As part of that agreement, in November, voters will decide whether two create new water control and improvement districts on Lake McQueeney and Lake Placid that would allow GBRA to raise money to pay for the reconstruction of spillgates and dams then contribute gross revenues from the sale of hydroelectric power at each lake to these taxing districts.

“We appreciate the partnership, dialogue, and collaboration of the residents and lake associations throughout the process.” –GBRA General Manager and CEO Kevin Patteson

According to a press release issued by GBRA last week, its new contracts will address the specifics of the spillgate replacement and dam repair.
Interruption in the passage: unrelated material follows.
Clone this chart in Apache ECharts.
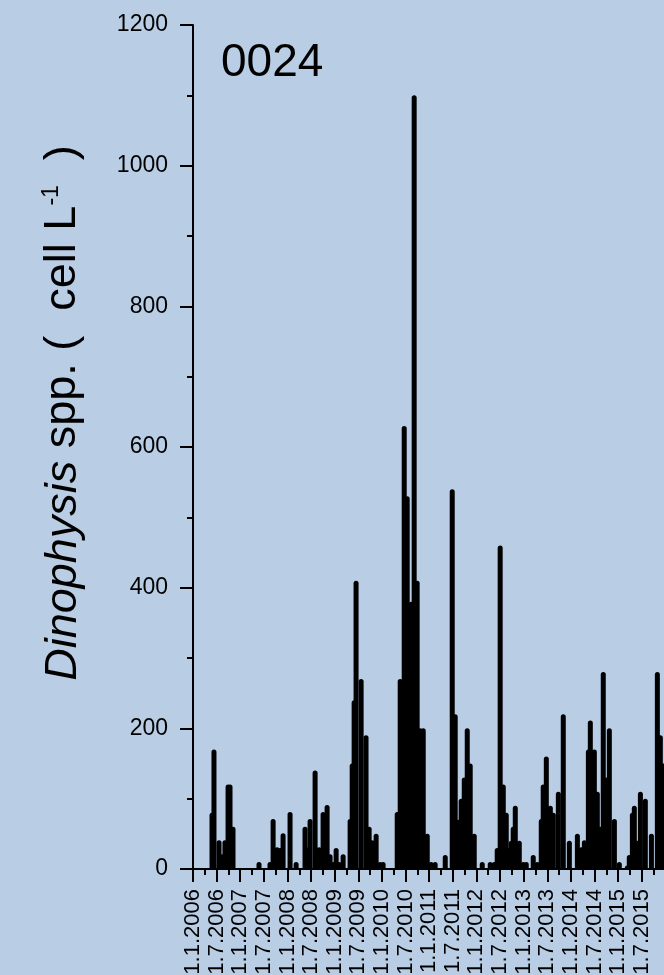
<!DOCTYPE html>
<html>
<head>
<meta charset="utf-8">
<script src="https://cdn.jsdelivr.net/npm/echarts@6/dist/echarts.min.js"></script>
<style>
html,body{margin:0;padding:0;background:#b9cde5;}
#chart{width:664px;height:975px;}
</style>
</head>
<body>
<div id="chart"></div>
<script>
// Sampling dates and Dinophysis spp. counts (cell L-1), station 0024
const sampleDates = [
'2006-05-28','2006-06-12','2006-07-21','2006-08-13','2006-09-05','2006-09-29','2006-10-14','2006-11-06',
'2007-05-26','2007-08-19','2007-09-12','2007-10-13','2007-11-05','2007-11-28',
'2008-01-21','2008-03-08','2008-05-16','2008-06-08','2008-06-24','2008-08-02','2008-09-02','2008-10-03','2008-11-03','2008-11-26','2008-12-20',
'2009-01-12','2009-02-04','2009-03-07','2009-04-30','2009-05-16','2009-05-31','2009-06-15','2009-07-24','2009-08-31','2009-09-24','2009-10-17','2009-11-17','2009-12-18',
'2010-01-10','2010-04-29','2010-05-22','2010-06-22','2010-07-15','2010-07-30','2010-08-15','2010-09-07','2010-09-30','2010-10-23','2010-11-16','2010-12-17',
'2011-01-16','2011-02-16','2011-05-05','2011-06-28','2011-07-21','2011-08-13','2011-09-05','2011-09-29','2011-10-22','2011-11-14','2011-12-15',
'2012-02-15','2012-04-17','2012-05-18','2012-06-10','2012-07-03','2012-07-27','2012-08-19','2012-09-11','2012-09-27','2012-10-12','2012-10-28','2012-11-28','2012-12-29',
'2013-01-21','2013-03-16','2013-04-16','2013-05-17','2013-06-01','2013-06-25','2013-07-26','2013-08-18','2013-09-26','2013-11-03','2013-12-20',
'2014-02-20','2014-03-22','2014-04-15','2014-05-16','2014-05-31','2014-07-01','2014-07-24','2014-08-16','2014-09-08','2014-10-02','2014-10-25','2014-12-03',
'2015-01-10','2015-03-13','2015-03-28','2015-04-21','2015-05-06','2015-05-30','2015-06-22','2015-07-30','2015-09-15','2015-10-31','2015-11-23','2015-12-17'
];
const cellCounts = [
80,170,41,21,41,120,120,60,
10,10,71,31,30,51,
81,10,60,31,71,140,31,81,91,21,10,
30,10,21,71,150,240,410,270,190,60,41,50,10,
10,81,270,630,530,330,380,1100,410,200,200,50,
10,10,20,540,220,70,100,130,200,150,50,
10,10,10,30,460,120,80,30,40,60,90,40,10,
10,20,10,71,120,160,90,80,110,220,40,
50,31,41,170,211,170,110,60,280,130,200,71,
10,5,20,80,90,40,110,100,50,280,190,150
];
const stationLabel = '0024';
const yTicks = {min: 0, max: 1200, step: 200};
const xRange = {start: 2006, end: 2016.5, step: 0.5, lastLabel: 2015.5};

function toYear(d) {
  const p = d.split('-').map(Number);
  const s = Date.UTC(p[0], 0, 1), e = Date.UTC(p[0] + 1, 0, 1);
  return p[0] + (Date.UTC(p[0], p[1] - 1, p[2]) - s) / (e - s);
}
const seriesData = sampleDates.map((d, i) => [toYear(d), cellCounts[i]]);

const FONT = 'Liberation Sans, Arial, sans-serif';
const chart = echarts.init(document.getElementById('chart'), null, {renderer: 'canvas'});
chart.setOption({
  backgroundColor: '#b9cde5',
  animation: false,
  grid: {left: 193, top: 25, bottom: 106, right: -25, containLabel: false, outerBoundsMode: 'none'},
  xAxis: {
    type: 'value',
    min: xRange.start, max: xRange.end, interval: xRange.step,
    axisLine: {show: true, onZero: false, lineStyle: {color: '#000', width: 2}},
    axisTick: {show: true, inside: false, length: 13, lineStyle: {color: '#000', width: 2}},
    minorTick: {show: true, splitNumber: 2, length: 6, lineStyle: {color: '#000', width: 2}},
    splitLine: {show: false},
    axisLabel: {
      rotate: 90, margin: 20, fontSize: 22, color: '#000', fontFamily: FONT,
      hideOverlap: false,
      formatter: function (v) {
        if (v > xRange.lastLabel + 1e-6) return '';
        const y = Math.floor(v + 1e-6);
        const half = (v - y) > 0.25 ? 7 : 1;
        return '1.' + half + '.' + y;
      }
    }
  },
  yAxis: {
    type: 'value',
    min: yTicks.min, max: yTicks.max, interval: yTicks.step,
    axisLine: {show: true, lineStyle: {color: '#000', width: 2}},
    axisTick: {show: true, inside: false, length: 13, lineStyle: {color: '#000', width: 2}},
    minorTick: {show: true, splitNumber: 2, length: 6, lineStyle: {color: '#000', width: 2}},
    splitLine: {show: false},
    axisLabel: {margin: 25, fontSize: 23, color: '#000', fontFamily: FONT,
      formatter: function (v) { return String(v); }}
  },
  series: [{
    type: 'bar',
    data: seriesData,
    barWidth: 5,
    itemStyle: {color: '#000', borderRadius: [2.5, 2.5, 0, 0]},
    silent: true
  }],
  graphic: [
    {
      type: 'text', left: 221, top: 40,
      style: {text: stationLabel, fontSize: 46, fill: '#000', fontFamily: FONT}
    },
    {
      type: 'text', x: 63, y: 413, rotation: Math.PI / 2,
      style: {
        text: '{i|Dinophysis}{t| spp. (  cell L}{sup|-1}{t|  )}',
        align: 'center', verticalAlign: 'middle',
        fontSize: 45, fill: '#000', fontFamily: FONT,
        rich: {
          i: {fontStyle: 'italic', fontSize: 45, lineHeight: 45, fontFamily: FONT, fill: '#000', verticalAlign: 'bottom'},
          t: {fontSize: 45, lineHeight: 45, fontFamily: FONT, fill: '#000', verticalAlign: 'bottom'},
          sup: {fontSize: 23, lineHeight: 23, fontFamily: FONT, verticalAlign: 'top', fill: '#000', padding: [0, 0, 35, 0]}
        }
      }
    }
  ]
});
</script>
</body>
</html>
GBRA will maintain the current operating levels on each lake until work begins on the spillgate replacement and repairs on that lake’s dam.

“This settlement agreement is a testament to the results we can achieve when we all work together toward a common goal,” said GBRA General Manager and CEO Kevin Patteson. “We appreciate the partnership, dialogue, and collaboration of the residents and lake associations throughout the process.”

In September 2019, lawsuits by property owners forced GBRA to call off plans to drain lakes Gonzales, Meadow, Placid and McQueeney just as dewatering of Lake Gonzales was scheduled to begin on Sept. 19.

In August, GBRA said a May 14 catastrophic spillgate failure that drained Lake Dunlap left it with no other choice than to drain all of its Guadalupe Valley lakes because their hydroelectric dams — at 90 years or older — had reached the end of their useful lives and needed to be replaced.

About the GBRA

GBRA owns and operates the six hydroelectric dams along the Guadalupe River that create the Guadalupe Valley hydroelectric system. It took ownership of the dams in the 1960s and has maintained them for more than 55 years.

Established by the Texas Legislature, GBRA was first created in 1933 under Section 59, Article 16 of the Constitution of Texas as a water conservation and reclamation district and a public corporation called the Guadalupe River Authority.